══ Source material
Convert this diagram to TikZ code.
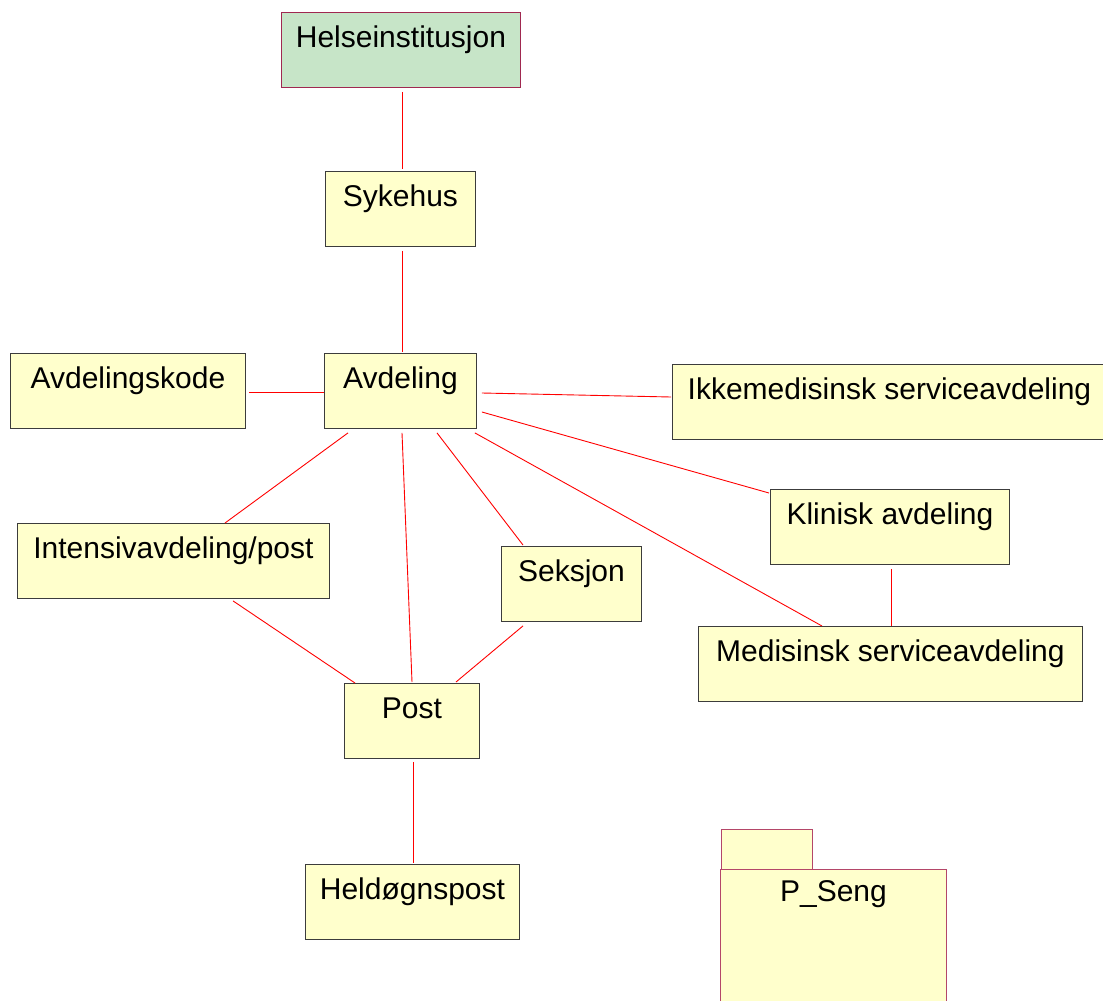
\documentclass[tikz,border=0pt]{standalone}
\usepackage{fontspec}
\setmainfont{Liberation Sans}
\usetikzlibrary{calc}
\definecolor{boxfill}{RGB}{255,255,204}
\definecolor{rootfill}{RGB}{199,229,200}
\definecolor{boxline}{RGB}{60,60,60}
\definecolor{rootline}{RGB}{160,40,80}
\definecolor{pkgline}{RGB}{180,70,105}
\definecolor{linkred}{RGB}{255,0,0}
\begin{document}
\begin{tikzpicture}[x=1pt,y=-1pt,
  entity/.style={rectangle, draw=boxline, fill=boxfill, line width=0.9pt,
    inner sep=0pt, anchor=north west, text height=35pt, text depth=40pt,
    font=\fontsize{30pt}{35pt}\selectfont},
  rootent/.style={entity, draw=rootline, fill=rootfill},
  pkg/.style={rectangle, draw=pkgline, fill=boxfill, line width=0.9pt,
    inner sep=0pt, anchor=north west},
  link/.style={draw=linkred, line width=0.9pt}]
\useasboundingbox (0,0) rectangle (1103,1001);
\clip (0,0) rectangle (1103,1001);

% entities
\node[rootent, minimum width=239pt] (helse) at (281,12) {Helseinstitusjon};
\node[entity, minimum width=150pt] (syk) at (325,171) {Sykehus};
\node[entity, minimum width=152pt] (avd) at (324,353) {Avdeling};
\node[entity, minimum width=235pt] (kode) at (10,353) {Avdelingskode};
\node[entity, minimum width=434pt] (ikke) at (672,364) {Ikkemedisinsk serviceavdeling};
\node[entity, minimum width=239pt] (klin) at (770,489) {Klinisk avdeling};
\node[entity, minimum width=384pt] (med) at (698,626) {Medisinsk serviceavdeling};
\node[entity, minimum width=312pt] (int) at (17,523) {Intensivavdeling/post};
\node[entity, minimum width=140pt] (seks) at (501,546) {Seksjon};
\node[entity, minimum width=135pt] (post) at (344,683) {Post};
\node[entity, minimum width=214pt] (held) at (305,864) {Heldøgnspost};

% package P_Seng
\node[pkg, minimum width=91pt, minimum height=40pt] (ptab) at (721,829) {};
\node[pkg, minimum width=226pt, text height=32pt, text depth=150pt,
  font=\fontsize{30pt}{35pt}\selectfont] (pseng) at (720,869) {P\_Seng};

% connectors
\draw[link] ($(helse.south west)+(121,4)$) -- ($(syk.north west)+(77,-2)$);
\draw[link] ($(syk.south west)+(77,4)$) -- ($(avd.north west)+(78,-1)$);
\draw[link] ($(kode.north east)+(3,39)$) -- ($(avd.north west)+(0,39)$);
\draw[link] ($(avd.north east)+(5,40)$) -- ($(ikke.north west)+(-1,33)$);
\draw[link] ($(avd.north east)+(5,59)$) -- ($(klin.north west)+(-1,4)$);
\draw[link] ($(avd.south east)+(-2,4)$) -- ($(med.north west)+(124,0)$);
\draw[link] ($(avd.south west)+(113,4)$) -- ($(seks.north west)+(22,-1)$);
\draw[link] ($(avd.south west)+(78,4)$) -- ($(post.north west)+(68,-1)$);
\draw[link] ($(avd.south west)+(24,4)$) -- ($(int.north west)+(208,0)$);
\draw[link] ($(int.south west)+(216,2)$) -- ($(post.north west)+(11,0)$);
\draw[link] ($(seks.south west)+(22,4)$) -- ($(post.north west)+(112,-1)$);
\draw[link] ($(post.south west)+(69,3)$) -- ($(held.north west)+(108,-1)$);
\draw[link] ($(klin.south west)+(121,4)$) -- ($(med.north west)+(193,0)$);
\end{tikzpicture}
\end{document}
════
# Given instruction:
Leave out the pictures and copy the rest of the material above exactly.

# Response to the task:
Convert this diagram to TikZ code.
\documentclass[tikz,border=0pt]{standalone}
\usepackage{fontspec}
\setmainfont{Liberation Sans}
\usetikzlibrary{calc}
\definecolor{boxfill}{RGB}{255,255,204}
\definecolor{rootfill}{RGB}{199,229,200}
\definecolor{boxline}{RGB}{60,60,60}
\definecolor{rootline}{RGB}{160,40,80}
\definecolor{pkgline}{RGB}{180,70,105}
\definecolor{linkred}{RGB}{255,0,0}
\begin{document}
\begin{tikzpicture}[x=1pt,y=-1pt,
  entity/.style={rectangle, draw=boxline, fill=boxfill, line width=0.9pt,
    inner sep=0pt, anchor=north west, text height=35pt, text depth=40pt,
    font=\fontsize{30pt}{35pt}\selectfont},
  rootent/.style={entity, draw=rootline, fill=rootfill},
  pkg/.style={rectangle, draw=pkgline, fill=boxfill, line width=0.9pt,
    inner sep=0pt, anchor=north west},
  link/.style={draw=linkred, line width=0.9pt}]
\useasboundingbox (0,0) rectangle (1103,1001);
\clip (0,0) rectangle (1103,1001);

% entities
\node[rootent, minimum width=239pt] (helse) at (281,12) {Helseinstitusjon};
\node[entity, minimum width=150pt] (syk) at (325,171) {Sykehus};
\node[entity, minimum width=152pt] (avd) at (324,353) {Avdeling};
\node[entity, minimum width=235pt] (kode) at (10,353) {Avdelingskode};
\node[entity, minimum width=434pt] (ikke) at (672,364) {Ikkemedisinsk serviceavdeling};
\node[entity, minimum width=239pt] (klin) at (770,489) {Klinisk avdeling};
\node[entity, minimum width=384pt] (med) at (698,626) {Medisinsk serviceavdeling};
\node[entity, minimum width=312pt] (int) at (17,523) {Intensivavdeling/post};
\node[entity, minimum width=140pt] (seks) at (501,546) {Seksjon};
\node[entity, minimum width=135pt] (post) at (344,683) {Post};
\node[entity, minimum width=214pt] (held) at (305,864) {Heldøgnspost};

% package P_Seng
\node[pkg, minimum width=91pt, minimum height=40pt] (ptab) at (721,829) {};
\node[pkg, minimum width=226pt, text height=32pt, text depth=150pt,
  font=\fontsize{30pt}{35pt}\selectfont] (pseng) at (720,869) {P\_Seng};

% connectors
\draw[link] ($(helse.south west)+(121,4)$) -- ($(syk.north west)+(77,-2)$);
\draw[link] ($(syk.south west)+(77,4)$) -- ($(avd.north west)+(78,-1)$);
\draw[link] ($(kode.north east)+(3,39)$) -- ($(avd.north west)+(0,39)$);
\draw[link] ($(avd.north east)+(5,40)$) -- ($(ikke.north west)+(-1,33)$);
\draw[link] ($(avd.north east)+(5,59)$) -- ($(klin.north west)+(-1,4)$);
\draw[link] ($(avd.south east)+(-2,4)$) -- ($(med.north west)+(124,0)$);
\draw[link] ($(avd.south west)+(113,4)$) -- ($(seks.north west)+(22,-1)$);
\draw[link] ($(avd.south west)+(78,4)$) -- ($(post.north west)+(68,-1)$);
\draw[link] ($(avd.south west)+(24,4)$) -- ($(int.north west)+(208,0)$);
\draw[link] ($(int.south west)+(216,2)$) -- ($(post.north west)+(11,0)$);
\draw[link] ($(seks.south west)+(22,4)$) -- ($(post.north west)+(112,-1)$);
\draw[link] ($(post.south west)+(69,3)$) -- ($(held.north west)+(108,-1)$);
\draw[link] ($(klin.south west)+(121,4)$) -- ($(med.north west)+(193,0)$);
\end{tikzpicture}
\end{document}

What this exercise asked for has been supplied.